Als sich 1965 in West-Berlin nach einem Konzert der Rolling Stones massive Krawalle ereigneten, nahm die DDR-Führung diese Vorfälle zum Anlass, die gerade erst aufblühende Jugendkultur rigoros zu unterbinden. Für öffentliche Auftritte war fortan eine staatliche Lizenz erforderlich, die nur nach eingehender Prüfung vergeben wurde. Aber nicht allein Musiker waren betroffen. Wessen Kleidung oder Frisur herrschenden Vorstellungen nicht entsprach, musste mit Schikanen rechnen – vom erzwungenen Abschneiden langer Haare bis hin zu verordneter Zwangsarbeit. Es ist bemerkenswert, dass die DDR-Führung bei dieser Kampagne ähnliche Töne anschlug wie konservative Kreise in der Bundesrepublik, die ansonsten als Klassengegner Ziel heftiger Anfeindungen waren. 

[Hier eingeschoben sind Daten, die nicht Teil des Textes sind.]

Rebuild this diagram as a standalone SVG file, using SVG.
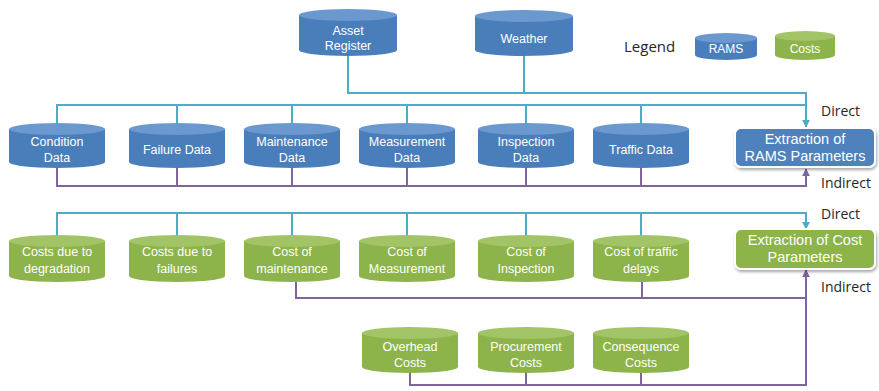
<svg xmlns="http://www.w3.org/2000/svg" width="879" height="391" viewBox="0 0 879 391">
  <defs>
    <marker id="arrCyan" viewBox="0 0 10 10" refX="9" refY="5" markerWidth="4" markerHeight="4" orient="auto">
      <path d="M0,0 L10,5 L0,10 z" fill="#4bacc6"/>
    </marker>
    <marker id="arrPurple" viewBox="0 0 10 10" refX="9" refY="5" markerWidth="4" markerHeight="4" orient="auto">
      <path d="M0,0 L10,5 L0,10 z" fill="#8064a2"/>
    </marker>
    <filter id="shadow" x="-10%" y="-20%" width="120%" height="150%">
      <feGaussianBlur in="SourceAlpha" stdDeviation="1.5"/>
      <feOffset dx="1" dy="2" result="b"/>
      <feComponentTransfer><feFuncA type="linear" slope="0.35"/></feComponentTransfer>
      <feMerge><feMergeNode/><feMergeNode in="SourceGraphic"/></feMerge>
    </filter>
  </defs>
  <style>
    .blue .body { fill: #4a7ebb; }
    .blue .top { fill: #6a98cf; }
    .green .body { fill: #8cb44a; }
    .green .top { fill: #a2c466; }
    .cyl text { fill: #ffffff; font-family: "Liberation Sans", Arial, sans-serif; font-size: 12.5px; text-anchor: middle; }
    .box rect { stroke: #ffffff; stroke-width: 2; }
    .box text { fill: #ffffff; font-family: "Liberation Sans", Arial, sans-serif; font-size: 14.5px; text-anchor: middle; }
    .lbl { fill: #262626; font-family: "Open Sans", "Liberation Sans", sans-serif; font-size: 14px; }
    .cyan { fill: none; stroke: #4bacc6; stroke-width: 2; }
    .purple { fill: none; stroke: #8064a2; stroke-width: 2; }
  </style>

  <!-- connectors -->
  <g id="connectors">
    <!-- RAMS direct sources -->
    <path class="cyan" d="M348,56 V93 H806 V127" marker-end="url(#arrCyan)"/>
    <path class="cyan" d="M524,56 V93"/>
    <path class="cyan" d="M57,123 V105 H806"/>
    <path class="cyan" d="M177,123 V105 M292,123 V105 M407,123 V105 M526,123 V105 M641,123 V105"/>
    <!-- RAMS indirect -->
    <path class="purple" d="M57,168 V186 H806 V169" marker-end="url(#arrPurple)"/>
    <path class="purple" d="M177,168 V186 M292,168 V186 M407,168 V186 M526,168 V186 M641,168 V186"/>
    <!-- Cost direct -->
    <path class="cyan" d="M57,235 V213 H806 V229" marker-end="url(#arrCyan)"/>
    <path class="cyan" d="M177,235 V213 M292,235 V213 M407,235 V213 M526,235 V213 M641,235 V213"/>
    <!-- Cost indirect -->
    <path class="purple" d="M296,282 V298 H806"/>
    <path class="purple" d="M642,282 V298"/>
    <path class="purple" d="M410,373 V385 H806 V270" marker-end="url(#arrPurple)"/>
    <path class="purple" d="M526,373 V385 M641,373 V385"/>
  </g>

  <!-- top sources -->
  <g id="asset-register" class="cyl blue" transform="translate(348,9)">
    <path class="body" d="M-49,6 V41 A49,6 0 0 0 49,41 V6 Z"/>
    <ellipse class="top" cx="0" cy="6" rx="49" ry="6"/>
    <text y="26">Asset</text><text y="41">Register</text>
  </g>
  <g id="weather" class="cyl blue" transform="translate(524,10)">
    <path class="body" d="M-49,6 V40 A49,6 0 0 0 49,40 V6 Z"/>
    <ellipse class="top" cx="0" cy="6" rx="49" ry="6"/>
    <text y="33">Weather</text>
  </g>

  <!-- legend -->
  <g id="legend">
    <text class="lbl" x="624" y="52" style="font-size:15px">Legend</text>
    <g id="legend-rams" class="cyl blue" transform="translate(726,33)">
      <path class="body" d="M-31,5 V22 A31,5 0 0 0 31,22 V5 Z"/>
      <ellipse class="top" cx="0" cy="5" rx="31" ry="5"/>
      <text y="20" style="font-size:12px">RAMS</text>
    </g>
    <g id="legend-costs" class="cyl green" transform="translate(805,31)">
      <path class="body" d="M-30,5 V24 A30,5 0 0 0 30,24 V5 Z"/>
      <ellipse class="top" cx="0" cy="5" rx="30" ry="5"/>
      <text y="22" style="font-size:12px">Costs</text>
    </g>
  </g>

  <!-- RAMS data row -->
  <g id="condition-data" class="cyl blue" transform="translate(57,123)">
    <path class="body" d="M-48,6 V39 A48,6 0 0 0 48,39 V6 Z"/>
    <ellipse class="top" cx="0" cy="6" rx="48" ry="6"/>
    <text y="23">Condition</text><text y="39">Data</text>
  </g>
  <g id="failure-data" class="cyl blue" transform="translate(177,123)">
    <path class="body" d="M-48,6 V39 A48,6 0 0 0 48,39 V6 Z"/>
    <ellipse class="top" cx="0" cy="6" rx="48" ry="6"/>
    <text y="31">Failure Data</text>
  </g>
  <g id="maintenance-data" class="cyl blue" transform="translate(292,123)">
    <path class="body" d="M-48,6 V39 A48,6 0 0 0 48,39 V6 Z"/>
    <ellipse class="top" cx="0" cy="6" rx="48" ry="6"/>
    <text y="23">Maintenance</text><text y="39">Data</text>
  </g>
  <g id="measurement-data" class="cyl blue" transform="translate(407,123)">
    <path class="body" d="M-48,6 V39 A48,6 0 0 0 48,39 V6 Z"/>
    <ellipse class="top" cx="0" cy="6" rx="48" ry="6"/>
    <text y="23">Measurement</text><text y="39">Data</text>
  </g>
  <g id="inspection-data" class="cyl blue" transform="translate(526,123)">
    <path class="body" d="M-48,6 V39 A48,6 0 0 0 48,39 V6 Z"/>
    <ellipse class="top" cx="0" cy="6" rx="48" ry="6"/>
    <text y="23">Inspection</text><text y="39">Data</text>
  </g>
  <g id="traffic-data" class="cyl blue" transform="translate(641,123)">
    <path class="body" d="M-48,6 V39 A48,6 0 0 0 48,39 V6 Z"/>
    <ellipse class="top" cx="0" cy="6" rx="48" ry="6"/>
    <text y="31">Traffic Data</text>
  </g>

  <g id="rams-extraction" class="box">
    <rect x="735" y="128" width="140" height="39" rx="6" fill="#4f81bd" filter="url(#shadow)"/>
    <text x="805" y="144">Extraction of</text>
    <text x="805" y="161">RAMS Parameters</text>
  </g>
  <text class="lbl" x="821" y="116">Direct</text>
  <text class="lbl" x="821" y="188">Indirect</text>

  <!-- cost data row -->
  <g id="costs-degradation" class="cyl green" transform="translate(57,235)">
    <path class="body" d="M-48,6 V41 A48,6 0 0 0 48,41 V6 Z"/>
    <ellipse class="top" cx="0" cy="6" rx="48" ry="6"/>
    <text y="21">Costs due to</text><text y="38">degradation</text>
  </g>
  <g id="costs-failures" class="cyl green" transform="translate(177,235)">
    <path class="body" d="M-48,6 V41 A48,6 0 0 0 48,41 V6 Z"/>
    <ellipse class="top" cx="0" cy="6" rx="48" ry="6"/>
    <text y="21">Costs due to</text><text y="38">failures</text>
  </g>
  <g id="cost-maintenance" class="cyl green" transform="translate(292,235)">
    <path class="body" d="M-48,6 V41 A48,6 0 0 0 48,41 V6 Z"/>
    <ellipse class="top" cx="0" cy="6" rx="48" ry="6"/>
    <text y="21">Cost of</text><text y="38">maintenance</text>
  </g>
  <g id="cost-measurement" class="cyl green" transform="translate(407,235)">
    <path class="body" d="M-48,6 V41 A48,6 0 0 0 48,41 V6 Z"/>
    <ellipse class="top" cx="0" cy="6" rx="48" ry="6"/>
    <text y="21">Cost of</text><text y="38">Measurement</text>
  </g>
  <g id="cost-inspection" class="cyl green" transform="translate(526,235)">
    <path class="body" d="M-48,6 V41 A48,6 0 0 0 48,41 V6 Z"/>
    <ellipse class="top" cx="0" cy="6" rx="48" ry="6"/>
    <text y="21">Cost of</text><text y="38">Inspection</text>
  </g>
  <g id="cost-traffic" class="cyl green" transform="translate(641,235)">
    <path class="body" d="M-48,6 V41 A48,6 0 0 0 48,41 V6 Z"/>
    <ellipse class="top" cx="0" cy="6" rx="48" ry="6"/>
    <text y="21">Cost of traffic</text><text y="38">delays</text>
  </g>

  <g id="cost-extraction" class="box">
    <rect x="735" y="229" width="140" height="40" rx="6" fill="#8cb44a" filter="url(#shadow)"/>
    <text x="805" y="245">Extraction of Cost</text>
    <text x="805" y="262">Parameters</text>
  </g>
  <text class="lbl" x="821" y="219">Direct</text>
  <text class="lbl" x="821" y="292">Indirect</text>

  <!-- bottom cost row -->
  <g id="overhead-costs" class="cyl green" transform="translate(410,327)">
    <path class="body" d="M-48,6 V40 A48,6 0 0 0 48,40 V6 Z"/>
    <ellipse class="top" cx="0" cy="6" rx="48" ry="6"/>
    <text y="24">Overhead</text><text y="40">Costs</text>
  </g>
  <g id="procurement-costs" class="cyl green" transform="translate(526,327)">
    <path class="body" d="M-48,6 V40 A48,6 0 0 0 48,40 V6 Z"/>
    <ellipse class="top" cx="0" cy="6" rx="48" ry="6"/>
    <text y="24">Procurement</text><text y="40">Costs</text>
  </g>
  <g id="consequence-costs" class="cyl green" transform="translate(641,327)">
    <path class="body" d="M-48,6 V40 A48,6 0 0 0 48,40 V6 Z"/>
    <ellipse class="top" cx="0" cy="6" rx="48" ry="6"/>
    <text y="24">Consequence</text><text y="40">Costs</text>
  </g>
</svg>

Musikalische Beiträge in jugendorientierten DDR-Fernsehsendungen wie dem Vorabendmagazin "Basar" kamen in dieser Phase vor allem von den "Singeclubs", die die "Grundsätze sozialistischer Kulturarbeit" einhielten, wonach in der Populärmusik "melodischer und harmonischer Reichtum, Volkstümlichkeit und Verständlichkeit der musikalischen Aussage" gegeben sein sollten. 

Die Ablehnung westlicher Popmusik hatte neben ideologischen auch wirtschaftliche Gründe. Für jede musikalische Aufführung sind Urheberrechtstantiemen zu zahlen, im Falle der DDR handelte es sich dabei um wertvolle Devisen. Um den Valuta-Abfluss in Grenzen zu halten, war bereits 1958 die "60:40"-Regelung erlassen worden, der zufolge Musikprogramme höchstens 40 % devisenpflichtige Titel enthalten durften.